Triathlons are a unique and challenging mix of three different disciplines in one event. During a triathlon you go from swimming to riding your bike, and finally running afterwards.
Each of these disciplines has a different movement pattern and demands on your body to the next one: often, a first-time triathlete will get dizzy going from swim to bike, and feel like their legs are bricks going from bike to run!
And that is where brick training can help. If you’re a rookie triathlete, the concept of brick training might seem foreign to you. But adding this to your program will pay dividends as you go further along in your triathlon journey.
What is Brick Training?
Brick training combines two of the three triathlon disciplines in a single workout. It helps you transition from one discipline to another. Most of the time people focus on the switch from biking to running, although there are also swim-bike and swim-run brick sessions. There are also enduro brick sessions which involve several repeats of the brick.
What does Brick Training teach your body?
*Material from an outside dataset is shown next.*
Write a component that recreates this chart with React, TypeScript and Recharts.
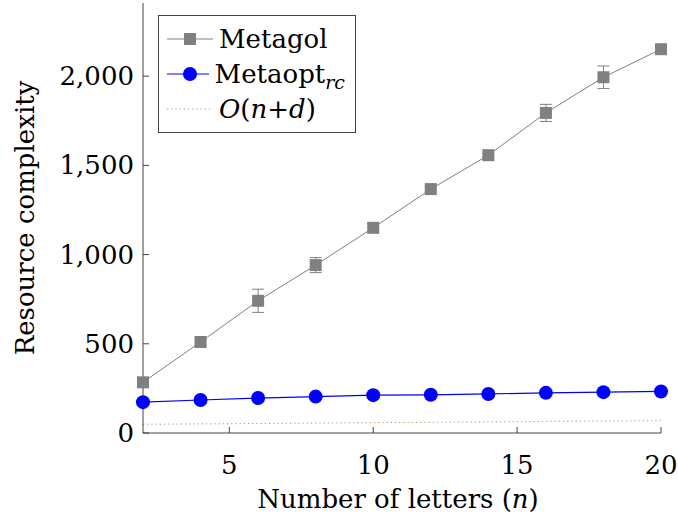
import {
  LineChart,
  Line,
  XAxis,
  YAxis,
  ErrorBar,
  Legend,
} from "recharts";

const nValues = [2, 4, 6, 8, 10, 12, 14, 16, 18, 20];
const metagol = [284, 510, 741, 941, 1150, 1367, 1557, 1794, 1994, 2151];
const metagolErr = [12, 15, 65, 42, 25, 15, 10, 48, 63, 22];
const metaopt = [173, 185, 196, 204, 212, 214, 219, 225, 229, 233];
const bound = [49, 51, 53, 56, 58, 60, 62, 65, 67, 69];

const xTicks = [5, 10, 15, 20];
const yTicks = [0, 500, 1000, 1500, 2000];

const data = nValues.map((n, i) => ({
  n,
  metagol: metagol[i],
  err: metagolErr[i],
  metaopt: metaopt[i],
  bound: bound[i],
}));

const FONT = "'DejaVu Serif', serif";
const FS = 26;
const AXIS = "#444";
const GRAY = "#808080";
const BLUE = "#0000ff";
const DOT = "#b58c64";
const TICK = 6;

function BottomTick(props: any) {
  const { x, y, payload } = props;
  return (
    <g>
      <line x1={x} x2={x} y1={y} y2={y - TICK} stroke={AXIS} />
      <text x={x} y={y + 41} textAnchor="middle" fontFamily={FONT} fontSize={FS} fill="#000">
        {payload.value}
      </text>
    </g>
  );
}

function LeftTick(props: any) {
  const { x, y, payload } = props;
  return (
    <g>
      <line x1={x} x2={x + TICK} y1={y} y2={y} stroke={AXIS} />
      <text x={x - 9} y={y + 9} textAnchor="end" fontFamily={FONT} fontSize={FS} fill="#000">
        {payload.value.toLocaleString("en-US")}
      </text>
    </g>
  );
}

function TopTick(props: any) {
  const { x, y } = props;
  return <line x1={x} x2={x} y1={y} y2={y + TICK} stroke={AXIS} />;
}

function RightTick(props: any) {
  const { x, y } = props;
  return <line x1={x} x2={x - TICK} y1={y} y2={y} stroke={AXIS} />;
}

function Square(props: any) {
  const { cx, cy, index } = props;
  return <rect key={index} x={cx - 6} y={cy - 6} width={12} height={12} fill={GRAY} />;
}

function LegendBox() {
  const row = { display: "flex", alignItems: "center", height: 35 } as const;
  return (
    <div
      style={{
        border: `1px solid ${AXIS}`,
        background: "#fff",
        padding: "5px 10px 6px 8px",
        fontFamily: FONT,
        fontSize: FS,
        color: "#000",
        lineHeight: 1,
        width: 178,
      }}
    >
      <div style={row}>
        <svg width={46} height={20} style={{ marginRight: 6 }}>
          <line x1={0} x2={46} y1={10} y2={10} stroke={GRAY} />
          <rect x={17} y={4} width={12} height={12} fill={GRAY} />
        </svg>
        Metagol
      </div>
      <div style={row}>
        <svg width={46} height={20} style={{ marginRight: 6 }}>
          <line x1={0} x2={46} y1={10} y2={10} stroke={BLUE} strokeWidth={1.2} />
          <circle cx={23} cy={10} r={7} fill={BLUE} />
        </svg>
        <span>
          Metaopt
          <span style={{ fontStyle: "italic", fontSize: 19, position: "relative", top: 6 }}>rc</span>
        </span>
      </div>
      <div style={row}>
        <svg width={46} height={20} style={{ marginRight: 6 }}>
          <line x1={0} x2={46} y1={10} y2={10} stroke={DOT} strokeDasharray="1.2 3" />
        </svg>
        <span>
          <i>O</i>(<i>n</i>+<i>d</i>)
        </span>
      </div>
    </div>
  );
}

export default function App() {
  return (
    <div style={{ position: "absolute", left: 0, top: 0, width: 678, height: 517, background: "#fff" }}>
      <LineChart width={678} height={517} data={data} margin={{ top: 3, right: 17, left: 0, bottom: 0 }}>
        <XAxis
          dataKey="n"
          type="number"
          domain={[2, 20]}
          ticks={xTicks}
          height={84}
          stroke={AXIS}
          tickLine={false}
          tickSize={0}
          tickMargin={0}
          tick={<BottomTick />}
          label={{
            content: (p: any) => {
              const vb = p.viewBox;
              return (
                <text x={vb.x + vb.width / 2 - 4} y={vb.y + 75} textAnchor="middle" fontFamily={FONT} fontSize={FS} fill="#000">
                  Number of letters (<tspan fontStyle="italic">n</tspan>)
                </text>
              );
            },
          }}
        />
        <XAxis
          xAxisId="top"
          orientation="top"
          type="number"
          domain={[2, 20]}
          ticks={xTicks}
          height={0}
          stroke={AXIS}
          tickLine={false}
          tickSize={0}
          tickMargin={0}
          tick={<TopTick />}
        />
        <YAxis
          type="number"
          domain={[0, 2410]}
          ticks={yTicks}
          width={143}
          stroke={AXIS}
          tickLine={false}
          tickSize={0}
          tickMargin={0}
          tick={<LeftTick />}
          label={{
            content: (p: any) => {
              const vb = p.viewBox;
              const cx = 34;
              const cy = vb.y + vb.height / 2;
              return (
                <text
                  x={cx}
                  y={cy}
                  transform={`rotate(-90 ${cx} ${cy})`}
                  textAnchor="middle"
                  fontFamily={FONT}
                  fontSize={FS}
                  fill="#000"
                >
                  Resource complexity
                </text>
              );
            },
          }}
        />
        <YAxis
          yAxisId="right"
          orientation="right"
          type="number"
          domain={[0, 2410]}
          ticks={yTicks}
          width={0}
          stroke={AXIS}
          tickLine={false}
          tickSize={0}
          tickMargin={0}
          tick={<RightTick />}
        />
        <Legend
          layout="vertical"
          align="center"
          verticalAlign="middle"
          content={() => <LegendBox />}
          wrapperStyle={{ position: "absolute", left: 158, top: 15, width: "auto" }}
        />
        <Line
          dataKey="bound"
          name="O(n+d)"
          stroke={DOT}
          strokeWidth={1}
          strokeDasharray="1.2 3"
          dot={false}
          isAnimationActive={false}
        />
        <Line
          dataKey="metaopt"
          name="Metaopt_rc"
          stroke={BLUE}
          strokeWidth={1.2}
          dot={{ r: 7, fill: BLUE, stroke: "none" }}
          isAnimationActive={false}
        />
        <Line
          dataKey="metagol"
          name="Metagol"
          stroke={GRAY}
          strokeWidth={1}
          dot={<Square />}
          isAnimationActive={false}
        >
          <ErrorBar dataKey="err" width={6} stroke={GRAY} strokeWidth={1} direction="y" />
        </Line>
      </LineChart>
    </div>
  );
}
Brick training allows your body to handle the aerobic, anaerobic, and muscular demands of a triathlon. A good training plan should include brick training as it helps your body effectively prepare for the next discipline while improving your recovery from the previous discipline.
Brick training also teaches you to properly pace yourself. It can be easy to accidentally go all-out at the start of the event. Doing so can cause fatigue, and you might not have enough energy to keep up the pace all the way to the finish line. Brick training can help you learn how hard you can push in one discipline without negatively affecting the following discipline.
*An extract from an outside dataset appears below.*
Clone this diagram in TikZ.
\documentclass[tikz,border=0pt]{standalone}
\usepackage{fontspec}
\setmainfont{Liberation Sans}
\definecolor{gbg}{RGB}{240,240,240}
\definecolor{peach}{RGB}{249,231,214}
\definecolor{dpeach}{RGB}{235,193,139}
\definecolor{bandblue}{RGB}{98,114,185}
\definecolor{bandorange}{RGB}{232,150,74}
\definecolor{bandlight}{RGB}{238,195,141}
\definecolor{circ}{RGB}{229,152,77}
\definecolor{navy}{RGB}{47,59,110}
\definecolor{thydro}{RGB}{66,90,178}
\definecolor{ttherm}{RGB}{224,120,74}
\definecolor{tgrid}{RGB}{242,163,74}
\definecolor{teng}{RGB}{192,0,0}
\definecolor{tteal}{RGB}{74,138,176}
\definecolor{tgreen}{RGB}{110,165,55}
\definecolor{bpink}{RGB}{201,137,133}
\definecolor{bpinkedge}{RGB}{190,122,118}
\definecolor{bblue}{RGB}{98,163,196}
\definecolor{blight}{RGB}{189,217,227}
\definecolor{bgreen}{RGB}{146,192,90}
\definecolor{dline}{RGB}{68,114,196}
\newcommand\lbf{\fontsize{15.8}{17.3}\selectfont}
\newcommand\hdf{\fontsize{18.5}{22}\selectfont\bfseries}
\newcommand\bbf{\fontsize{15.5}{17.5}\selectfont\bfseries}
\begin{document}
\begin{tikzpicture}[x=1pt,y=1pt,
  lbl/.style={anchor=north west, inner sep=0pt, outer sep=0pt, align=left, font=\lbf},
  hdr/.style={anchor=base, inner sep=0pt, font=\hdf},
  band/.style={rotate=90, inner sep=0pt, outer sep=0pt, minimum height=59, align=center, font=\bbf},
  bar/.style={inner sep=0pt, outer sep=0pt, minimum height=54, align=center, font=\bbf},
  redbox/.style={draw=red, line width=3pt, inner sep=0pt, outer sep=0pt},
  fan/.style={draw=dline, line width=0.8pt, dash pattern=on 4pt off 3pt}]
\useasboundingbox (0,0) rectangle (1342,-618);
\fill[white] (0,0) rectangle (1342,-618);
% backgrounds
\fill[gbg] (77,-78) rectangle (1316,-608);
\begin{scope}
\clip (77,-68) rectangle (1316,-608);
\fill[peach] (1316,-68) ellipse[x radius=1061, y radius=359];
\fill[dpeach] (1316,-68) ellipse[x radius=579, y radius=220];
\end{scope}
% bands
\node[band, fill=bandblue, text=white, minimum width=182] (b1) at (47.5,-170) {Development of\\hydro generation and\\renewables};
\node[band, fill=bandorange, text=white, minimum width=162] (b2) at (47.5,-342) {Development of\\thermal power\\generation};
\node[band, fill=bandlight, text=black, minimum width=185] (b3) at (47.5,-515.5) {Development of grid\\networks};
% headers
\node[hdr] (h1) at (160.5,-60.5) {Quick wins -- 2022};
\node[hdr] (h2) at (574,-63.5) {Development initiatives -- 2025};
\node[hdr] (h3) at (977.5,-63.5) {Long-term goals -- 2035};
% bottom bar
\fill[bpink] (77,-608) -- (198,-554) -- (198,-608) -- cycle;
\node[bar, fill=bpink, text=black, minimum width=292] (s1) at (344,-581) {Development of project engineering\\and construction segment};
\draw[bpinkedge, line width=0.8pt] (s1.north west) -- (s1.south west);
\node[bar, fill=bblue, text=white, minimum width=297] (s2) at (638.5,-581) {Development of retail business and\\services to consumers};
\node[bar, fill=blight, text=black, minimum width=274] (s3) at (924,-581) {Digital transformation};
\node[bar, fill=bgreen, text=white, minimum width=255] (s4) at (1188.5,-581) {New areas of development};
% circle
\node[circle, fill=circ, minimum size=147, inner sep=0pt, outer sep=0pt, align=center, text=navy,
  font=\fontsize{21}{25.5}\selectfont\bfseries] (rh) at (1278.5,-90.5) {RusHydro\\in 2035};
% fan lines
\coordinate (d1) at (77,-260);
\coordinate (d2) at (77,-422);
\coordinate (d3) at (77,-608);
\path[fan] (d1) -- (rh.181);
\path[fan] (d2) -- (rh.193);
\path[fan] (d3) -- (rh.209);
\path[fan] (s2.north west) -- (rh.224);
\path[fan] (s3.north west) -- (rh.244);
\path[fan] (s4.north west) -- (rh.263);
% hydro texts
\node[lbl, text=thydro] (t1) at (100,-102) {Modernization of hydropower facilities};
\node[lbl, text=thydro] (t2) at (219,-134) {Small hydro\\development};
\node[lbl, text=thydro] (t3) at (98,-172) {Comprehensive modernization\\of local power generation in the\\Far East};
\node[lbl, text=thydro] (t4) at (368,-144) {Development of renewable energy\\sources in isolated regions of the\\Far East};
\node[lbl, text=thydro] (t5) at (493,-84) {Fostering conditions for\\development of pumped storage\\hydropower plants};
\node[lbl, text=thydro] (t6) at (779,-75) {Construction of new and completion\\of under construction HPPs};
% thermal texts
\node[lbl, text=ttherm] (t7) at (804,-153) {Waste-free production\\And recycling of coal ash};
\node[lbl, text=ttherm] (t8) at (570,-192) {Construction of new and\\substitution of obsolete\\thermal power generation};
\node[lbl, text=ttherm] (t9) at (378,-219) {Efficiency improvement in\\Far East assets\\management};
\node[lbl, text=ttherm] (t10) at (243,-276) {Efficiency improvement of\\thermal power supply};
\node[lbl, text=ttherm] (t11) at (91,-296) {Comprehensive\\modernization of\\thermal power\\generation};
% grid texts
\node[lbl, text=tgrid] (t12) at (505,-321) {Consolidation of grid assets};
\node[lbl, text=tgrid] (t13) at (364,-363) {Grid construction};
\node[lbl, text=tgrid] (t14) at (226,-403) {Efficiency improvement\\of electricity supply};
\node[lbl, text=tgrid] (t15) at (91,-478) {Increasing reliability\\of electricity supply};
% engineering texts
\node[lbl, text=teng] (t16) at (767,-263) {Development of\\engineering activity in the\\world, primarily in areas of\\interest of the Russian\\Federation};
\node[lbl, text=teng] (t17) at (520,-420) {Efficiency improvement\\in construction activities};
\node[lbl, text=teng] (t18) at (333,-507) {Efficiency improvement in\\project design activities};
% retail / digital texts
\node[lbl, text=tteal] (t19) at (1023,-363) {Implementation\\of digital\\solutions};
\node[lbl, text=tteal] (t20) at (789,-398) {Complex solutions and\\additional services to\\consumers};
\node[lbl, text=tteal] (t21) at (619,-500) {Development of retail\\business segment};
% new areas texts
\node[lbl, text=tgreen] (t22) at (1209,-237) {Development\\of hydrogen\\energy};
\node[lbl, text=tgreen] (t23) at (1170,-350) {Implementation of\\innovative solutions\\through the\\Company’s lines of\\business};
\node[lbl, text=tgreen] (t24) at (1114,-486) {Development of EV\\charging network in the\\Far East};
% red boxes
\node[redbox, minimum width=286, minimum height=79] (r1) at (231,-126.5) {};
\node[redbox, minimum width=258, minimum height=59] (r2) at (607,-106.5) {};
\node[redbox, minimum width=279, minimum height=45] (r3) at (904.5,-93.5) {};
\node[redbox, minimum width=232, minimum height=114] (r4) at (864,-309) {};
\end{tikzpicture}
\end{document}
Going from swimming (a horizontal body position) to biking or running (upright), many athletes report dizziness or loss of balance getting up and out of the water. A brick session involving swimming allows you to become familiar with this sensation. You also learn ways to deal with it or reduce it, like kicking harder in the final 100 meters of the swim to bring blood to your legs and prep you for standing up.
From bike to run, legs will feel heavy because athletes tend to push hard on the bike, building up fatigue and lactate in the legs. Cycling also tends to affect your running mechanics because the cycling posture keeps you hunched forward, shortening the hip flexors; pedaling also reduces flex through the ankles. Bike-to-run bricks help you learn to shake off the stiffness and build the muscle memory to get into good running posture; they also train you to aim for cadence rather than stride length in those early kilometers on the run until your body loosens up.
When in your program should you do brick training?
Brick sessions can be quite taxing on the body as well as time-consuming. You can also do shorter transition runs off the bike (lasting from 10 to 20 minutes) to teach your body the muscle memory to run well after pedaling. Long bricks are best done once a week until just before you start tapering for your target event, so you’re fresh come race day.